(Source code of charts)
— Start —

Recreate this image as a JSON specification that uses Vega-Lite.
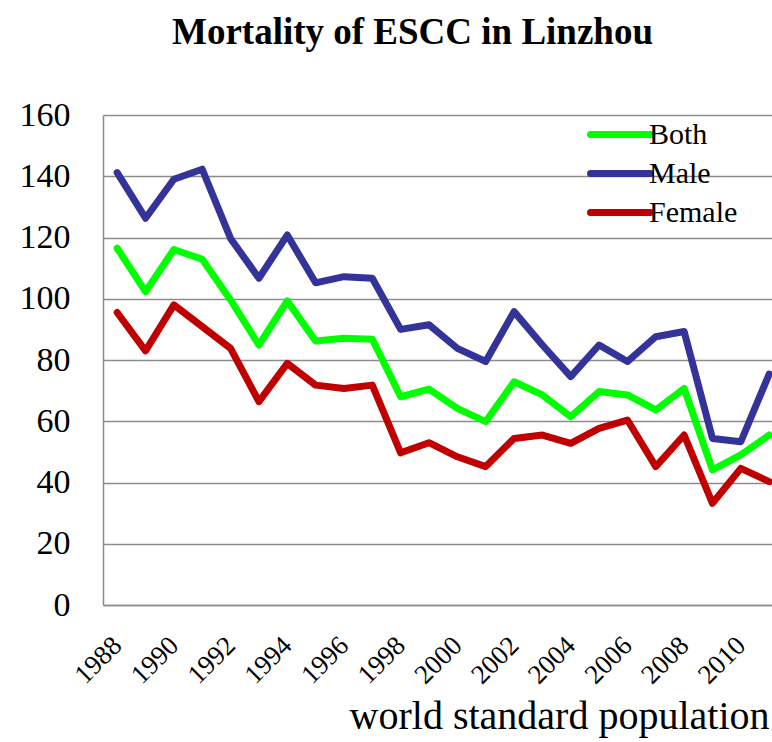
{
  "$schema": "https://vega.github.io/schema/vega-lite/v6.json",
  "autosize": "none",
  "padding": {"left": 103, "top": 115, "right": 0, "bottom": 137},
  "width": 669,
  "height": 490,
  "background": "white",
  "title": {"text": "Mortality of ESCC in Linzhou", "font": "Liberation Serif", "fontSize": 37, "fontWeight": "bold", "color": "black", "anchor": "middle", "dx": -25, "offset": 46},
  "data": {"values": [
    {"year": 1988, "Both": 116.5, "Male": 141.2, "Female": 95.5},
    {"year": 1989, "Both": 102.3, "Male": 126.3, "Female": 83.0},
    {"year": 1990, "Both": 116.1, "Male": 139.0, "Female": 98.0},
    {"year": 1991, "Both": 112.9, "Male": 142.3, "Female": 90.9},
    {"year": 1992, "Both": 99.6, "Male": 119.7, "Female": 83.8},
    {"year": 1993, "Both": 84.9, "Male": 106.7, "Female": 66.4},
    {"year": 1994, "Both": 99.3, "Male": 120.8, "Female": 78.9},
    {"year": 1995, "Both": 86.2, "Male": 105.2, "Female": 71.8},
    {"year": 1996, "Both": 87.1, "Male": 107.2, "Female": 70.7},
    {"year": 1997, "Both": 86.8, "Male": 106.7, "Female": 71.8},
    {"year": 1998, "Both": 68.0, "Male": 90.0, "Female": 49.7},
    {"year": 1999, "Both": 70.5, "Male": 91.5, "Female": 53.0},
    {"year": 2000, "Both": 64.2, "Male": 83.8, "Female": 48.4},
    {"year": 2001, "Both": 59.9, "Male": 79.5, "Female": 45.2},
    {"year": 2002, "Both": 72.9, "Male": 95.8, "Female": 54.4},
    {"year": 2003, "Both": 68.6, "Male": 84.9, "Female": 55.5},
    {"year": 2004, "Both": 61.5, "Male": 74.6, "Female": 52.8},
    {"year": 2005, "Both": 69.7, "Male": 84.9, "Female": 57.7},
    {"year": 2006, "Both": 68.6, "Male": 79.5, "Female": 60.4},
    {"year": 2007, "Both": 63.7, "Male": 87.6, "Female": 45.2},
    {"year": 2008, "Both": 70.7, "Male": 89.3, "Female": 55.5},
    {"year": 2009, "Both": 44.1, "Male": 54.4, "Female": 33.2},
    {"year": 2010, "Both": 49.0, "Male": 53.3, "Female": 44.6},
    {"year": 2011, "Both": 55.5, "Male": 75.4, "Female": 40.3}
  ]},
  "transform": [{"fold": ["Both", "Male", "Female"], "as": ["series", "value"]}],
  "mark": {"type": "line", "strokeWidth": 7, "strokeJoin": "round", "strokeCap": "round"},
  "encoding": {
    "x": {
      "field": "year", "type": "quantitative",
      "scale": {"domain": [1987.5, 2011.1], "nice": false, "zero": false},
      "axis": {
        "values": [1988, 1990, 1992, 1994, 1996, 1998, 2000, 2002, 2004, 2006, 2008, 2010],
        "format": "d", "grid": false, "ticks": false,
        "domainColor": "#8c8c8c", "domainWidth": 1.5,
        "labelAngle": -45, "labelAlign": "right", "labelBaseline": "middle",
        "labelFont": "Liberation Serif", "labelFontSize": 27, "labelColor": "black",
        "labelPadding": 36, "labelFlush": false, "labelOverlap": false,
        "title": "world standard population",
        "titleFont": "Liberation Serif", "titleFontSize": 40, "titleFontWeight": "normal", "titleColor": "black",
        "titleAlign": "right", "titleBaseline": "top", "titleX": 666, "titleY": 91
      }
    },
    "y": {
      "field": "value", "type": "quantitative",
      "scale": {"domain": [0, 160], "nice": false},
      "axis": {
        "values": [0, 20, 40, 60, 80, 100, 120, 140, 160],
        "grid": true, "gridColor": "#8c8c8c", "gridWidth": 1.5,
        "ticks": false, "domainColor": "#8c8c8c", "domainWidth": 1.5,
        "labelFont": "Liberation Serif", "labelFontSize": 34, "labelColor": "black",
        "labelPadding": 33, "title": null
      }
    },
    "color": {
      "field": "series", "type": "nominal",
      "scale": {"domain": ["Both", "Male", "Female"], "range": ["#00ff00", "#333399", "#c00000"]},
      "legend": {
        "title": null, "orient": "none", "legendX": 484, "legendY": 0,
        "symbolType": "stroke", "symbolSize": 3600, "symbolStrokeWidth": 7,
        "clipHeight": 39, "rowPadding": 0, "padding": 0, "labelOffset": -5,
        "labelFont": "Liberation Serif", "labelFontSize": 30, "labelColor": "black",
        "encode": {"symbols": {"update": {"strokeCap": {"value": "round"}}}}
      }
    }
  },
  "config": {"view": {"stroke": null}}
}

— End —
— Start —

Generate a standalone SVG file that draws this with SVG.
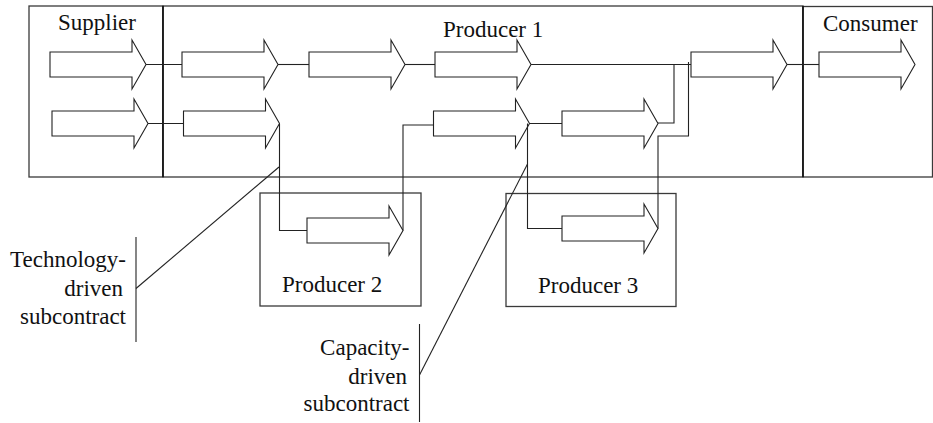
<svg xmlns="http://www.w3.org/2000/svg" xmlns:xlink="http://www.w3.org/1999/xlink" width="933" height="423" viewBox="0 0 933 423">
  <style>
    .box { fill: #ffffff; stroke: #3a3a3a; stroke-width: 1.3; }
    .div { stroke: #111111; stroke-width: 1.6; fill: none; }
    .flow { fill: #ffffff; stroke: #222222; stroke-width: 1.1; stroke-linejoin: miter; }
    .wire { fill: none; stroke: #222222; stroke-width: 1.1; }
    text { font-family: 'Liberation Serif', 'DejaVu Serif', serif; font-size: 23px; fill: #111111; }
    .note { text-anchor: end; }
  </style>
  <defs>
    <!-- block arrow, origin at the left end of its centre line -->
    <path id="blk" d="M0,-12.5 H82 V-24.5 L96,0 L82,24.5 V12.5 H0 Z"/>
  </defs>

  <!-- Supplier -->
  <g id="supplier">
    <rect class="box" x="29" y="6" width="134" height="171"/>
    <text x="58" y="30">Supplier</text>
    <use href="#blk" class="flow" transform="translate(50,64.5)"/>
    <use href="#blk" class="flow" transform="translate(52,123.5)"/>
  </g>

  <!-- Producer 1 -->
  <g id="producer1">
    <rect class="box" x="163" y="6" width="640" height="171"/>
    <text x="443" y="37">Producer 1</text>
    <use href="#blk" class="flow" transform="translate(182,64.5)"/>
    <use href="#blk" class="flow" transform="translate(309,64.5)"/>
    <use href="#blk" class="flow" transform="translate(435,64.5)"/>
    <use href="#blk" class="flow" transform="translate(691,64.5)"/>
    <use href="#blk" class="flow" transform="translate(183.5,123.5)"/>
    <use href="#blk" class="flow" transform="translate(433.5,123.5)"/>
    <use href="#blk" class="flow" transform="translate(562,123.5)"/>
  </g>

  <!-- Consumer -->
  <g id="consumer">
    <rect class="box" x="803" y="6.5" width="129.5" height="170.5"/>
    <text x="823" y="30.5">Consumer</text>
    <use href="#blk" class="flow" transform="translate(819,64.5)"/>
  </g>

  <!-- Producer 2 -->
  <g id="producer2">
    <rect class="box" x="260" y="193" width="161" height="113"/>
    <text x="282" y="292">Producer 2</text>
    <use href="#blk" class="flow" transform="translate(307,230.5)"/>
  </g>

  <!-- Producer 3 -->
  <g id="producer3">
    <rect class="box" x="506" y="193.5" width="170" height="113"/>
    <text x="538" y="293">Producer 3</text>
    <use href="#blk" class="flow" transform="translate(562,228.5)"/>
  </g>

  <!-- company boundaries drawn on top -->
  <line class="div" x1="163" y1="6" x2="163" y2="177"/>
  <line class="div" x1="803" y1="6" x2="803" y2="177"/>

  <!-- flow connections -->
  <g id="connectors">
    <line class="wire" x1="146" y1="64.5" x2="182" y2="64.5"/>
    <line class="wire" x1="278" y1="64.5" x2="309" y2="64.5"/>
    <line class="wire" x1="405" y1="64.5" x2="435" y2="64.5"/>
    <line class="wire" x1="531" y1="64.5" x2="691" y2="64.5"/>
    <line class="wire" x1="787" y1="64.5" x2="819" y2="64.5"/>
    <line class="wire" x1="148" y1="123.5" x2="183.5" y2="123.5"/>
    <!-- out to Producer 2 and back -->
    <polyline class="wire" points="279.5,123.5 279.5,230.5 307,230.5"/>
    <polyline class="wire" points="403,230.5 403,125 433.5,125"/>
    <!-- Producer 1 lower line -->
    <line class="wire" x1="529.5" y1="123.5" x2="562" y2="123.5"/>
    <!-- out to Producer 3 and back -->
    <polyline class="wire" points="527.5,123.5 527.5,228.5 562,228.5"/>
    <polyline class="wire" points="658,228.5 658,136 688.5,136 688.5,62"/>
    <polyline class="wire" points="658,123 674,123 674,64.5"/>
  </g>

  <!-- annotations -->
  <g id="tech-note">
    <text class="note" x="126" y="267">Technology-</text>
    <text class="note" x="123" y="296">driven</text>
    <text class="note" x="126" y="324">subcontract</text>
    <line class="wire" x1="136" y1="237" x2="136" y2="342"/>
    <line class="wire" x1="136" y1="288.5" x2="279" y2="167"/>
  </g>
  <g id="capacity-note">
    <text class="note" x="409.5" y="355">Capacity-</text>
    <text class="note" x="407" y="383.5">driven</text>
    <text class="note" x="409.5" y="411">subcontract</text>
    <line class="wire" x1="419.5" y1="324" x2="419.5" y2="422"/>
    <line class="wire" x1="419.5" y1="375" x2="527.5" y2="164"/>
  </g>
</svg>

— End —

> [Stated task]: Go through the records and copy each line with "that" in it.

> [In response]:
Recreate this image as a JSON specification that uses Vega-Lite.
Generate a standalone SVG file that draws this with SVG.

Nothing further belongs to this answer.